§ Charts and diagrams as code
******
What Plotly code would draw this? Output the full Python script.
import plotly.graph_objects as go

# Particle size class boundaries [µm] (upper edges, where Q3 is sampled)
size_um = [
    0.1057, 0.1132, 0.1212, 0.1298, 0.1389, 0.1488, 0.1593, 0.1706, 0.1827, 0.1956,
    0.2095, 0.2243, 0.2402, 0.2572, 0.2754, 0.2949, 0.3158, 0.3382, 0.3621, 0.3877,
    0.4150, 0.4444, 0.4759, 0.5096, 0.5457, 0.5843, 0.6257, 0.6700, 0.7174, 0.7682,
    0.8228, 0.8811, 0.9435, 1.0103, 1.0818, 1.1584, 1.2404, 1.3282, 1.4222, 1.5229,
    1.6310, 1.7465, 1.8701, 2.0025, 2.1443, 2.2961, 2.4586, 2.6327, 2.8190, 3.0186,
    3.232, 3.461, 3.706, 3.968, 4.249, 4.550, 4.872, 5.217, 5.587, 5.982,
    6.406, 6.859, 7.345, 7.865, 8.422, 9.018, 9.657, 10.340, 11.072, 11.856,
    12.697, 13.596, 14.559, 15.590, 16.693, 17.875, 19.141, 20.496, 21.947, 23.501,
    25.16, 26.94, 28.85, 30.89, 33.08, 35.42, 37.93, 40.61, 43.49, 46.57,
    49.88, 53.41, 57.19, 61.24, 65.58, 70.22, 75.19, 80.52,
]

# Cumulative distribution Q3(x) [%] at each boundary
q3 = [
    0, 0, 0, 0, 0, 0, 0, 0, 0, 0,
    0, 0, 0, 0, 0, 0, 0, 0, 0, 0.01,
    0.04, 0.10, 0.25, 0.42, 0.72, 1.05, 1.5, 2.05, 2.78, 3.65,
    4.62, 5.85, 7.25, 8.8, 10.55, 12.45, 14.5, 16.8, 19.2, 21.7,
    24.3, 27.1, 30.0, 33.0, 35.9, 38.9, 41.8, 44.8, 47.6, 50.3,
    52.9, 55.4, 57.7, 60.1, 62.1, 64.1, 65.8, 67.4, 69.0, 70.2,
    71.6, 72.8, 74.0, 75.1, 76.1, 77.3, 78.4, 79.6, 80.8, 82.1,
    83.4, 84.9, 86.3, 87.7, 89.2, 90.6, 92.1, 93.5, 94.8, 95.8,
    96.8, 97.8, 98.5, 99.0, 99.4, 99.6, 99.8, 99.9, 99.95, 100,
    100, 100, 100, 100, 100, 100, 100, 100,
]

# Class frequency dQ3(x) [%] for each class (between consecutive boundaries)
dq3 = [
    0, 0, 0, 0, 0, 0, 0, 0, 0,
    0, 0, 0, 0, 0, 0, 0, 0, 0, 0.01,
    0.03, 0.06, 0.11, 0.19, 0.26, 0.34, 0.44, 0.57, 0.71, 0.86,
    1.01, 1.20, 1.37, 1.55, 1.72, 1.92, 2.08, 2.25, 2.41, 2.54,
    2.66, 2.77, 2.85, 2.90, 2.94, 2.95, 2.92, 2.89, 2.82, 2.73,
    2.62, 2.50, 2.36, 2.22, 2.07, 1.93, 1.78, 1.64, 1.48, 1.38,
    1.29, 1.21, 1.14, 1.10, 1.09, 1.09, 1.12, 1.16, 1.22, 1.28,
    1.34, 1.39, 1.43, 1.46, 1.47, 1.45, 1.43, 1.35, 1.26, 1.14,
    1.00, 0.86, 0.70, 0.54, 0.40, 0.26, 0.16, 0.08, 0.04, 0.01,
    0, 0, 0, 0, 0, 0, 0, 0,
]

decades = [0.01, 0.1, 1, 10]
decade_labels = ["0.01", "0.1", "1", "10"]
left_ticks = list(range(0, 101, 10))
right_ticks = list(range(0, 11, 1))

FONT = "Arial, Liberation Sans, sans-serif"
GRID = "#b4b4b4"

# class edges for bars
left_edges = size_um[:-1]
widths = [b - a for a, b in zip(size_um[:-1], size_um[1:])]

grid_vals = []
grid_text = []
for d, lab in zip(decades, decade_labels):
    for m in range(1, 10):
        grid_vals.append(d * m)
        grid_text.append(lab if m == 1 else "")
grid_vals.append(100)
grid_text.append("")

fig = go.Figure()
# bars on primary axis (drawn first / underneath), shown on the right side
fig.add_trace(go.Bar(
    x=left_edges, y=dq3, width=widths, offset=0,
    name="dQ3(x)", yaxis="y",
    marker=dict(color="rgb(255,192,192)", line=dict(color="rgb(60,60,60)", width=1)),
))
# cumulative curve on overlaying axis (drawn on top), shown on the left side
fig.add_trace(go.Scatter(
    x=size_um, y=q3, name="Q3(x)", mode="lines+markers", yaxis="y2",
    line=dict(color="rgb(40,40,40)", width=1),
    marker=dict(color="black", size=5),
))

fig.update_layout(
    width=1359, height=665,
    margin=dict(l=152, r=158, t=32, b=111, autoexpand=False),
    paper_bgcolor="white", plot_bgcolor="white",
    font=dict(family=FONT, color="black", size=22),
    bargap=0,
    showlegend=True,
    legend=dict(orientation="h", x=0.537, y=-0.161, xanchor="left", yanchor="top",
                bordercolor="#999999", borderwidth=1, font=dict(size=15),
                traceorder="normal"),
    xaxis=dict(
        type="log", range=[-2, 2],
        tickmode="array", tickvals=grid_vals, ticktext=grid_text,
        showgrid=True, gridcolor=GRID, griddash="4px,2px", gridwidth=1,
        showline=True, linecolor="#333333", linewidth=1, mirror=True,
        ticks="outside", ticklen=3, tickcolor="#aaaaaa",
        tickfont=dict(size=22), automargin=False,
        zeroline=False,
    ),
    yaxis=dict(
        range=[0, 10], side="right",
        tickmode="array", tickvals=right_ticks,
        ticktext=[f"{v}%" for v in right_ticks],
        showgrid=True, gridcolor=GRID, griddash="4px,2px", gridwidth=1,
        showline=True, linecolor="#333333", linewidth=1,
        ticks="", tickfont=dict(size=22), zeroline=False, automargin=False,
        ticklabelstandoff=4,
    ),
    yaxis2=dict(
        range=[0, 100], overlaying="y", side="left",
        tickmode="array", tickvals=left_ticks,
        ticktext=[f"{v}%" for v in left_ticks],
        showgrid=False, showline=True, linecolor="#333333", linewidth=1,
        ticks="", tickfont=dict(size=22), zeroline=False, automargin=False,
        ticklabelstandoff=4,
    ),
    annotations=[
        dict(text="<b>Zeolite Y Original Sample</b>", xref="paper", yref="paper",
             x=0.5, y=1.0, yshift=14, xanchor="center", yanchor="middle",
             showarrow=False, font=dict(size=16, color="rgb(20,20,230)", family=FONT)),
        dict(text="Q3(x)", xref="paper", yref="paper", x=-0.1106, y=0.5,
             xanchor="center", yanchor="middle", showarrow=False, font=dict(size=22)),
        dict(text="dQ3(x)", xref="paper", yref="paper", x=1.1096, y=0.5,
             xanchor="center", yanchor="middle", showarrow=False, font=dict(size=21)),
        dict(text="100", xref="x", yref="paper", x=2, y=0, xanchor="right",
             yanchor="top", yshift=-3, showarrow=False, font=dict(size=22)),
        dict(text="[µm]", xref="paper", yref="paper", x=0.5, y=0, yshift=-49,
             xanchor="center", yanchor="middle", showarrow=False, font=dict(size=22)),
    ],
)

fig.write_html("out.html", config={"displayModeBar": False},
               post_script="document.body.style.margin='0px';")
******
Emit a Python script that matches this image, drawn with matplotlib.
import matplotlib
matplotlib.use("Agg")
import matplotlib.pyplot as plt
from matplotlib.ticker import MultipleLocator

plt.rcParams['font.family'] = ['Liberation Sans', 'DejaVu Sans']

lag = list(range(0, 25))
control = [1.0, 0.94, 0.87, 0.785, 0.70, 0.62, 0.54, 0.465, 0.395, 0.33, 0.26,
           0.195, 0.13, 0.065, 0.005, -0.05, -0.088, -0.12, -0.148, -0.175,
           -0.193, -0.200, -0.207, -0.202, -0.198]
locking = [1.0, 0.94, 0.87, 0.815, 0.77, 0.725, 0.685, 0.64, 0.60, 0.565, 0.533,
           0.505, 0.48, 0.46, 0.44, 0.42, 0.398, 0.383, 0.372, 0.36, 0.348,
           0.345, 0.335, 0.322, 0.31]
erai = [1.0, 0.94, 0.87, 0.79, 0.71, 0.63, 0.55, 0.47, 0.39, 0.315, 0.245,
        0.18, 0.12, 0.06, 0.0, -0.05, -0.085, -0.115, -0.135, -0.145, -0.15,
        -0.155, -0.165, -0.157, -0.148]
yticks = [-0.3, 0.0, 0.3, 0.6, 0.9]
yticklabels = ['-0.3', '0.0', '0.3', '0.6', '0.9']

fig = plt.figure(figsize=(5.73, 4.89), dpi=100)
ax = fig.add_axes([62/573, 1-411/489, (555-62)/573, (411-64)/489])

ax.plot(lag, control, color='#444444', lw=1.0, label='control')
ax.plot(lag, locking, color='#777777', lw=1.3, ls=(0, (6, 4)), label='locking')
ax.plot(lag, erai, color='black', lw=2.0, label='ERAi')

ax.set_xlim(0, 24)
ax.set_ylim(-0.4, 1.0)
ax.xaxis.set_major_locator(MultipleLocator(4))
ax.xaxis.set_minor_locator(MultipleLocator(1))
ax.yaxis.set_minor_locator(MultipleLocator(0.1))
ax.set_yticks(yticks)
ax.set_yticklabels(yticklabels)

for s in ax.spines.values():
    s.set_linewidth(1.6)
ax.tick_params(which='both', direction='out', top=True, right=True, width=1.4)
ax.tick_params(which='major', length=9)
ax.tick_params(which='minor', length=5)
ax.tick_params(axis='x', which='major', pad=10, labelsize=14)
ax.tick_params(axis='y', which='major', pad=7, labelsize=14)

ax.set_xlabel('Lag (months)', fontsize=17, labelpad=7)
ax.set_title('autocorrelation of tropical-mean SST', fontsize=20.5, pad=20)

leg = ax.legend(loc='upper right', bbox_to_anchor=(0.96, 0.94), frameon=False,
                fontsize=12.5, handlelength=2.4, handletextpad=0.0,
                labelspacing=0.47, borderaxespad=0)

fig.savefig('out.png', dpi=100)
******
Starting at the line that holds "Emit a Python", copy each line exactly and stop after the line that holds "fig.savefig('out.png', dpi=100)".

Emit a Python script that matches this image, drawn with matplotlib.
import matplotlib
matplotlib.use("Agg")
import matplotlib.pyplot as plt
from matplotlib.ticker import MultipleLocator

plt.rcParams['font.family'] = ['Liberation Sans', 'DejaVu Sans']

lag = list(range(0, 25))
control = [1.0, 0.94, 0.87, 0.785, 0.70, 0.62, 0.54, 0.465, 0.395, 0.33, 0.26,
           0.195, 0.13, 0.065, 0.005, -0.05, -0.088, -0.12, -0.148, -0.175,
           -0.193, -0.200, -0.207, -0.202, -0.198]
locking = [1.0, 0.94, 0.87, 0.815, 0.77, 0.725, 0.685, 0.64, 0.60, 0.565, 0.533,
           0.505, 0.48, 0.46, 0.44, 0.42, 0.398, 0.383, 0.372, 0.36, 0.348,
           0.345, 0.335, 0.322, 0.31]
erai = [1.0, 0.94, 0.87, 0.79, 0.71, 0.63, 0.55, 0.47, 0.39, 0.315, 0.245,
        0.18, 0.12, 0.06, 0.0, -0.05, -0.085, -0.115, -0.135, -0.145, -0.15,
        -0.155, -0.165, -0.157, -0.148]
yticks = [-0.3, 0.0, 0.3, 0.6, 0.9]
yticklabels = ['-0.3', '0.0', '0.3', '0.6', '0.9']

fig = plt.figure(figsize=(5.73, 4.89), dpi=100)
ax = fig.add_axes([62/573, 1-411/489, (555-62)/573, (411-64)/489])

ax.plot(lag, control, color='#444444', lw=1.0, label='control')
ax.plot(lag, locking, color='#777777', lw=1.3, ls=(0, (6, 4)), label='locking')
ax.plot(lag, erai, color='black', lw=2.0, label='ERAi')

ax.set_xlim(0, 24)
ax.set_ylim(-0.4, 1.0)
ax.xaxis.set_major_locator(MultipleLocator(4))
ax.xaxis.set_minor_locator(MultipleLocator(1))
ax.yaxis.set_minor_locator(MultipleLocator(0.1))
ax.set_yticks(yticks)
ax.set_yticklabels(yticklabels)

for s in ax.spines.values():
    s.set_linewidth(1.6)
ax.tick_params(which='both', direction='out', top=True, right=True, width=1.4)
ax.tick_params(which='major', length=9)
ax.tick_params(which='minor', length=5)
ax.tick_params(axis='x', which='major', pad=10, labelsize=14)
ax.tick_params(axis='y', which='major', pad=7, labelsize=14)

ax.set_xlabel('Lag (months)', fontsize=17, labelpad=7)
ax.set_title('autocorrelation of tropical-mean SST', fontsize=20.5, pad=20)

leg = ax.legend(loc='upper right', bbox_to_anchor=(0.96, 0.94), frameon=False,
                fontsize=12.5, handlelength=2.4, handletextpad=0.0,
                labelspacing=0.47, borderaxespad=0)

fig.savefig('out.png', dpi=100)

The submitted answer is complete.